Man erwartet, dass es nach der Pause mit einer Darstellung von Gerichtsszenen weitergehen würde. Aber hier setzt nun die intelligente, pfiffige Alternative des Autors ein, die ihm die Waffe prinzipiell fundierter Gesellschaftskritik in die Hand gibt, ohne nur moralinsaure Randbemerkungen zu liefern. Der Millionensumme in der einen Schale von Justitias Gerechtigkeitswaage wird in der andere Waagschale eine gleich hohe Summe von seiten einer Stiftung zugunsten verfolgter Frauen entgegen gestellt, die aber im Falle einer wahrheitsgemäßen Aussage des Zimmermädchens vor Gericht fällig wird. Weil die Realität eine solche Wendung nicht zuließ, bezeichnet der Autor das Ganze als ein „modernes Märchen“. Ein Märchen, das in vielfacher Hinsicht nachdenklich macht.

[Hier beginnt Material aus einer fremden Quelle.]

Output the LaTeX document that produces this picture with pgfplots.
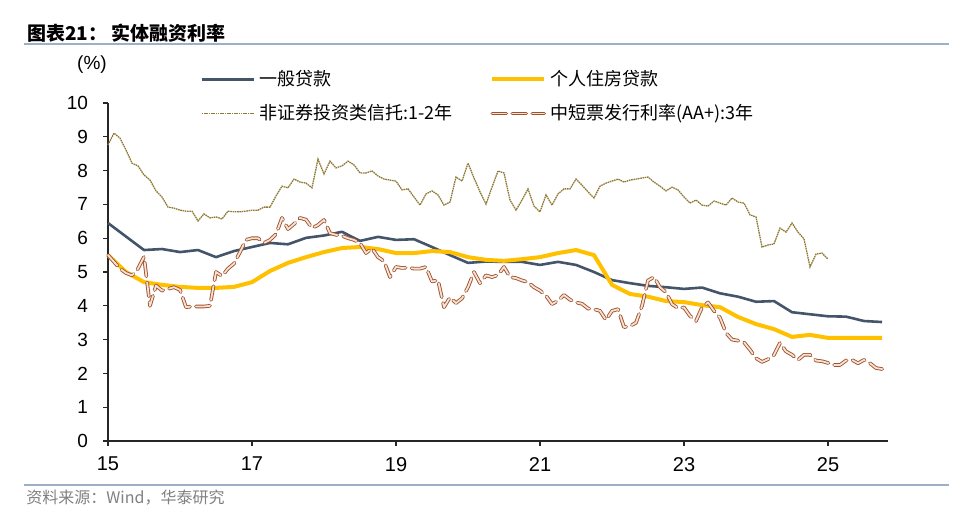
\documentclass[border=0pt]{standalone}
\usepackage{fontspec}
\usepackage{pgfplots}
\usepackage{pgfplotstable}
\pgfplotsset{compat=1.18}
\setmainfont{Liberation Sans}
\newfontfamily\cjk{Noto Sans CJK SC}

\definecolor{loanC}{HTML}{44546A}
\definecolor{houseC}{HTML}{FFC000}
\definecolor{trustC}{HTML}{8F7A35}
\definecolor{mtnC}{HTML}{A0522D}
\definecolor{mtnIn}{HTML}{F6E2D4}
\definecolor{ruleC}{HTML}{9DB0C8}
\definecolor{srcC}{HTML}{808080}

% x = months since Jan 2015; quarterly series every 3 months
\pgfplotstableread{
m v
0 6.45
3 6.05
6 5.65
9 5.68
12 5.59
15 5.65
18 5.44
21 5.62
24 5.74
27 5.86
30 5.82
33 6.01
36 6.08
39 6.19
42 5.92
45 6.04
48 5.95
51 5.97
54 5.74
57 5.50
60 5.27
63 5.31
66 5.30
69 5.30
72 5.21
75 5.30
78 5.21
81 5.00
84 4.76
87 4.67
90 4.59
93 4.55
96 4.50
99 4.54
102 4.37
105 4.27
108 4.12
111 4.14
114 3.81
117 3.75
120 3.69
123 3.68
126 3.55
129 3.52
}\loan

\pgfplotstableread{
m v
0 5.50
3 5.00
6 4.70
9 4.62
12 4.56
15 4.53
18 4.53
21 4.56
24 4.70
27 5.03
30 5.27
33 5.44
36 5.59
39 5.71
42 5.74
45 5.68
48 5.56
51 5.56
54 5.62
57 5.59
60 5.44
63 5.36
66 5.33
69 5.38
72 5.44
75 5.56
78 5.65
81 5.50
84 4.62
87 4.35
90 4.27
93 4.14
96 4.11
99 4.02
102 3.96
105 3.67
108 3.46
111 3.31
114 3.08
117 3.14
120 3.05
123 3.05
126 3.05
129 3.05
}\house

\pgfplotstableread{
m v
0 8.76
1 9.11
2 8.96
3 8.61
4 8.22
5 8.14
6 7.87
7 7.72
8 7.40
9 7.22
10 6.92
11 6.89
12 6.83
13 6.80
14 6.80
15 6.51
16 6.72
17 6.60
18 6.63
19 6.57
20 6.80
21 6.78
22 6.78
23 6.80
24 6.83
25 6.83
26 6.92
27 6.92
28 7.25
29 7.54
30 7.49
31 7.75
32 7.66
33 7.63
34 7.49
35 8.34
36 7.90
37 8.28
38 8.08
39 8.14
40 8.28
41 8.17
42 7.93
43 7.93
44 7.99
45 7.84
46 7.75
47 7.72
48 7.69
49 7.43
50 7.46
51 7.22
52 6.98
53 7.31
54 7.40
55 7.28
56 6.98
57 7.07
58 7.81
59 7.69
60 8.22
61 7.78
62 7.37
63 7.01
64 7.51
65 7.99
66 7.93
67 7.13
68 6.83
69 7.13
70 7.46
71 6.95
72 6.78
73 7.28
74 6.98
75 7.31
76 7.46
77 7.46
78 7.75
79 7.57
80 7.37
81 7.19
82 7.54
83 7.63
84 7.69
85 7.75
86 7.66
87 7.72
88 7.75
89 7.78
90 7.81
91 7.66
92 7.54
93 7.40
94 7.51
95 7.43
96 7.22
97 7.04
98 7.13
99 6.98
100 6.95
101 7.10
102 7.04
103 6.98
104 7.19
105 7.07
106 7.04
107 6.69
108 6.63
109 5.74
110 5.80
111 5.83
112 6.30
113 6.18
114 6.45
115 6.18
116 5.98
117 5.15
118 5.53
119 5.56
120 5.38
}\trust

\pgfplotstableread{
m v
0 5.50
1 5.30
2 5.10
3 4.97
4 4.90
5 5.10
6 5.45
7 4.00
8 4.60
9 4.45
10 4.50
11 4.55
12 4.47
13 3.96
14 3.98
15 3.98
16 3.98
17 4.00
18 5.00
19 4.88
20 5.10
21 5.25
22 5.59
23 5.95
24 6.00
25 6.00
26 5.86
27 5.95
28 6.12
29 6.60
30 6.27
31 6.42
32 6.60
33 6.55
34 6.30
35 6.39
36 6.54
37 6.15
38 6.10
39 6.07
40 6.00
41 5.95
42 5.86
43 5.56
44 5.70
45 5.44
46 5.32
47 4.85
48 5.15
49 5.12
50 5.13
51 5.10
52 5.10
53 5.15
54 4.72
55 4.76
56 3.96
57 4.25
58 4.08
59 4.22
60 4.55
61 5.00
62 4.67
63 4.90
64 4.85
65 4.91
66 5.15
67 4.85
68 4.82
69 4.75
70 4.70
71 4.55
72 4.45
73 4.30
74 4.05
75 4.15
76 4.32
77 4.18
78 4.10
79 4.06
80 3.92
81 3.90
82 3.85
83 3.58
84 3.85
85 3.90
86 3.37
87 3.40
88 3.50
89 4.00
90 4.75
91 4.85
92 4.55
93 4.40
94 4.05
95 3.93
96 3.95
97 3.70
98 3.55
99 3.95
100 4.10
101 3.85
102 3.65
103 3.20
104 3.00
105 2.97
106 2.92
107 2.70
108 2.45
109 2.34
110 2.42
111 2.55
112 2.90
113 2.65
114 2.55
115 2.40
116 2.55
117 2.55
118 2.38
119 2.36
120 2.31
121 2.25
122 2.25
123 2.38
124 2.40
125 2.30
126 2.40
127 2.30
128 2.16
129 2.13
130 2.10
}\mtn

\begin{document}
\begin{tikzpicture}
\useasboundingbox (-54pt,-37.5pt) rectangle (435pt,220.5pt);
\begin{axis}[
  at={(0,0)}, anchor=south west,
  scale only axis, width=390pt, height=169pt,
  xmin=0, xmax=130, ymin=0, ymax=10,
  axis x line*=bottom, axis y line*=left,
  axis line style={-, line width=0.7pt, black!85},
  xtick={0,24,...,120}, xticklabels={15,17,19,21,23,25},
  ytick={0,1,...,10},
  tick align=outside, major tick length=2.5pt,
  tick style={line width=0.6pt, black!85},
  /pgf/number format/assume math mode=true,
  xticklabel style={font=\fontsize{10}{12}\selectfont, yshift=-2pt},
  yticklabel style={font=\fontsize{9.5}{11}\selectfont, xshift=-4pt},
  clip=false,
  legend columns=2,
  legend style={draw=none, fill=none, at={(rel axis cs:0.118,1.11)}, anchor=north west,
    font=\cjk\fontsize{9}{10}\selectfont, row sep=4pt, inner sep=0pt,
    /tikz/every even column/.append style={column sep=17pt}},
  legend image code/.code={\draw[#1] (0pt,0pt) -- (26pt,0pt);},
  legend cell align=left,
]
\addplot[color=loanC, line width=1.3pt, line join=round] table[x=m,y=v]{\loan};
\addlegendentry{一般贷款}
\addplot[color=houseC, line width=2pt, line join=round] table[x=m,y=v]{\house};
\addlegendentry{个人住房贷款}
\addplot[color=trustC, line width=0.65pt, dash pattern=on 0.8pt off 0.35pt] table[x=m,y=v]{\trust};
\addlegendentry{非证券投资类信托:1-2年}
\addplot[draw=mtnC, line width=0.45pt, double=mtnIn, double distance=0.9pt,
  dash pattern=on 7pt off 3pt, line cap=round, line join=round] table[x=m,y=v]{\mtn};
\addlegendentry{中短票发行利率(AA+):3年}
\end{axis}
% heading, unit and source
\node[anchor=west, inner sep=0pt, font=\cjk\bfseries\fontsize{9.5}{11}\selectfont] at (-40.5pt,204pt) {图表21：\ 实体融资利率};
\draw[ruleC, line width=1pt] (-42pt,198.5pt) -- (420.5pt,198.5pt);
\node[inner sep=0pt, font=\fontsize{9.5}{11}\selectfont] at (-8pt,188pt) {(\%)};
\draw[ruleC, line width=1pt] (-42pt,-22pt) -- (420.5pt,-22pt);
\node[anchor=west, inner sep=0pt, text=srcC, font=\cjk\fontsize{8}{10}\selectfont] at (-41pt,-28.5pt) {资料来源：Wind，华泰研究};
\end{tikzpicture}
\end{document}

Die Szene lebt vom gekonnt formulierten Text und dem darstellerischen Geschick der abgebildeten Personen. Dietrich Adam spielt die Rolle des entlarvten Vergewaltigers souverän und in der trügerischen Gewissheit, dass der Mitteleinsatz seiner Frau ihn retten wird. Imogen Kogge als Madame Chataigne hält dies anfangs ebenfalls für sicher und wird darin von Heikko Deutschmann als renommierter Anwalt im Brustton der Überzeugung unterstützt. Maya Alban-Zapata als das bedrängte Zimmermädchen Naomi gewinnt viele Sympathien und wird bei ihrer Suche nach Gerechtigkeit von Johanna Griebel als Anwältin ihrer guten Sache zielbewußt angeleitet.
Am Schluß gibts viel Beifall vom Premierenpublikum für eine Semi-Fabel, in der endlich einmal die Macht des Geldes durch eine ebenso hohe Gegensumme neutralisiert wird.